## begin

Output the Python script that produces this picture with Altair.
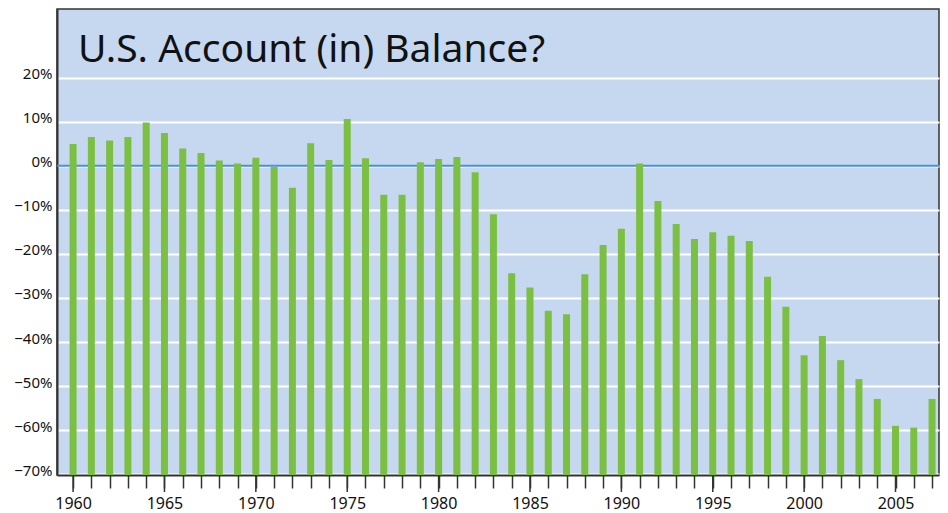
import altair as alt
import pandas as pd

TITLE = "U.S. Account (in) Balance?"
years = list(range(1960, 2008))
values = [4.9, 6.5, 5.7, 6.5, 9.8, 7.4, 3.9, 2.9, 1.2, 0.5,
          1.8, -0.3, -5.0, 5.1, 1.3, 10.6, 1.7, -6.6, -6.6, 0.8,
          1.5, 2.0, -1.5, -11.0, -24.4, -27.6, -32.9, -33.7, -24.6, -18.0,
          -14.3, 0.5, -8.0, -13.2, -16.6, -15.1, -15.9, -17.1, -25.2, -32.0,
          -43.0, -38.6, -44.1, -48.4, -52.9, -59.0, -59.4, -52.9]
y_ticks = [20, 10, 0, -10, -20, -30, -40, -50, -60, -70]
x_labels = [1960, 1965, 1970, 1975, 1980, 1985, 1990, 1995, 2000, 2005]

Y_MIN, Y_MAX = -70.15, 35.54
X_MIN, X_MAX = 1959.12, 2007.38

df = pd.DataFrame({"year": years, "value": values})
major_df = pd.DataFrame({"year": x_labels})
FONT = "Noto Sans"

xscale = alt.Scale(domain=[X_MIN, X_MAX], nice=False, zero=False, padding=0)
yscale = alt.Scale(domain=[Y_MIN, Y_MAX], nice=False, zero=False, padding=0)

y_axis = alt.Axis(values=y_ticks, title=None, grid=True, gridColor="white", gridWidth=2,
                  gridOpacity=1, ticks=False, labelPadding=5,
                  labelExpr="format(datum.value, 'd') + '%'", labelFont=FONT,
                  labelFontSize=15, labelColor="#111", labelBaseline="alphabetic",
                  labelOffset=1, domainColor="#333", domainWidth=2)

x_axis = alt.Axis(values=years, title=None, grid=False, tickSize=13, tickColor="#333",
                  tickWidth=1.5, format="d",
                  labelExpr="datum.value % 5 == 0 ? datum.label : ''",
                  labelFont=FONT, labelFontSize=16, labelColor="#111", labelPadding=7,
                  labelFlush=False, labelOverlap=False,
                  domainColor="#333", domainWidth=2)

zero_df = pd.DataFrame({"y": [0]})
zero_line = alt.Chart(zero_df).mark_rule(color="#4A90D9", strokeWidth=2).encode(
    y=alt.Y("y:Q", scale=yscale, axis=y_axis)
)

bars = alt.Chart(df).mark_bar(color="#7BC042", width=7).encode(
    x=alt.X("year:Q", scale=xscale, axis=x_axis),
    y=alt.Y("value:Q", scale=yscale, axis=y_axis),
    y2=alt.datum(Y_MIN),
)

major_ticks = alt.Chart(major_df).mark_rule(color="#333", strokeWidth=1.5).encode(
    x=alt.X("year:Q", scale=xscale, axis=x_axis),
    y=alt.value(466), y2=alt.value(483),
)

title_df = pd.DataFrame({"t": [TITLE]})
title = alt.Chart(title_df).mark_text(align="left", baseline="alphabetic", font=FONT,
                                      fontSize=39, color="#111").encode(
    x=alt.value(21), y=alt.value(53), text="t:N"
)

chart = alt.layer(zero_line, bars, major_ticks, title).properties(
    width=882, height=466,
    autosize=alt.AutoSizeParams(type="none"),
    padding={"left": 49, "top": 1, "right": 1, "bottom": 38},
).configure_view(fill="#C6D8EF", stroke="#333", strokeWidth=1.5)

chart.save("out.html", embed_options={"renderer": "svg", "actions": False})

## end

GIVEN PROBLEM: All of the lines above should be printed exactly, minus the pictures.

ANSWER FOR THE TASK:
Output the Python script that produces this picture with Altair.
import altair as alt
import pandas as pd

TITLE = "U.S. Account (in) Balance?"
years = list(range(1960, 2008))
values = [4.9, 6.5, 5.7, 6.5, 9.8, 7.4, 3.9, 2.9, 1.2, 0.5,
          1.8, -0.3, -5.0, 5.1, 1.3, 10.6, 1.7, -6.6, -6.6, 0.8,
          1.5, 2.0, -1.5, -11.0, -24.4, -27.6, -32.9, -33.7, -24.6, -18.0,
          -14.3, 0.5, -8.0, -13.2, -16.6, -15.1, -15.9, -17.1, -25.2, -32.0,
          -43.0, -38.6, -44.1, -48.4, -52.9, -59.0, -59.4, -52.9]
y_ticks = [20, 10, 0, -10, -20, -30, -40, -50, -60, -70]
x_labels = [1960, 1965, 1970, 1975, 1980, 1985, 1990, 1995, 2000, 2005]

Y_MIN, Y_MAX = -70.15, 35.54
X_MIN, X_MAX = 1959.12, 2007.38

df = pd.DataFrame({"year": years, "value": values})
major_df = pd.DataFrame({"year": x_labels})
FONT = "Noto Sans"

xscale = alt.Scale(domain=[X_MIN, X_MAX], nice=False, zero=False, padding=0)
yscale = alt.Scale(domain=[Y_MIN, Y_MAX], nice=False, zero=False, padding=0)

y_axis = alt.Axis(values=y_ticks, title=None, grid=True, gridColor="white", gridWidth=2,
                  gridOpacity=1, ticks=False, labelPadding=5,
                  labelExpr="format(datum.value, 'd') + '%'", labelFont=FONT,
                  labelFontSize=15, labelColor="#111", labelBaseline="alphabetic",
                  labelOffset=1, domainColor="#333", domainWidth=2)

x_axis = alt.Axis(values=years, title=None, grid=False, tickSize=13, tickColor="#333",
                  tickWidth=1.5, format="d",
                  labelExpr="datum.value % 5 == 0 ? datum.label : ''",
                  labelFont=FONT, labelFontSize=16, labelColor="#111", labelPadding=7,
                  labelFlush=False, labelOverlap=False,
                  domainColor="#333", domainWidth=2)

zero_df = pd.DataFrame({"y": [0]})
zero_line = alt.Chart(zero_df).mark_rule(color="#4A90D9", strokeWidth=2).encode(
    y=alt.Y("y:Q", scale=yscale, axis=y_axis)
)

bars = alt.Chart(df).mark_bar(color="#7BC042", width=7).encode(
    x=alt.X("year:Q", scale=xscale, axis=x_axis),
    y=alt.Y("value:Q", scale=yscale, axis=y_axis),
    y2=alt.datum(Y_MIN),
)

major_ticks = alt.Chart(major_df).mark_rule(color="#333", strokeWidth=1.5).encode(
    x=alt.X("year:Q", scale=xscale, axis=x_axis),
    y=alt.value(466), y2=alt.value(483),
)

title_df = pd.DataFrame({"t": [TITLE]})
title = alt.Chart(title_df).mark_text(align="left", baseline="alphabetic", font=FONT,
                                      fontSize=39, color="#111").encode(
    x=alt.value(21), y=alt.value(53), text="t:N"
)

chart = alt.layer(zero_line, bars, major_ticks, title).properties(
    width=882, height=466,
    autosize=alt.AutoSizeParams(type="none"),
    padding={"left": 49, "top": 1, "right": 1, "bottom": 38},
).configure_view(fill="#C6D8EF", stroke="#333", strokeWidth=1.5)

chart.save("out.html", embed_options={"renderer": "svg", "actions": False})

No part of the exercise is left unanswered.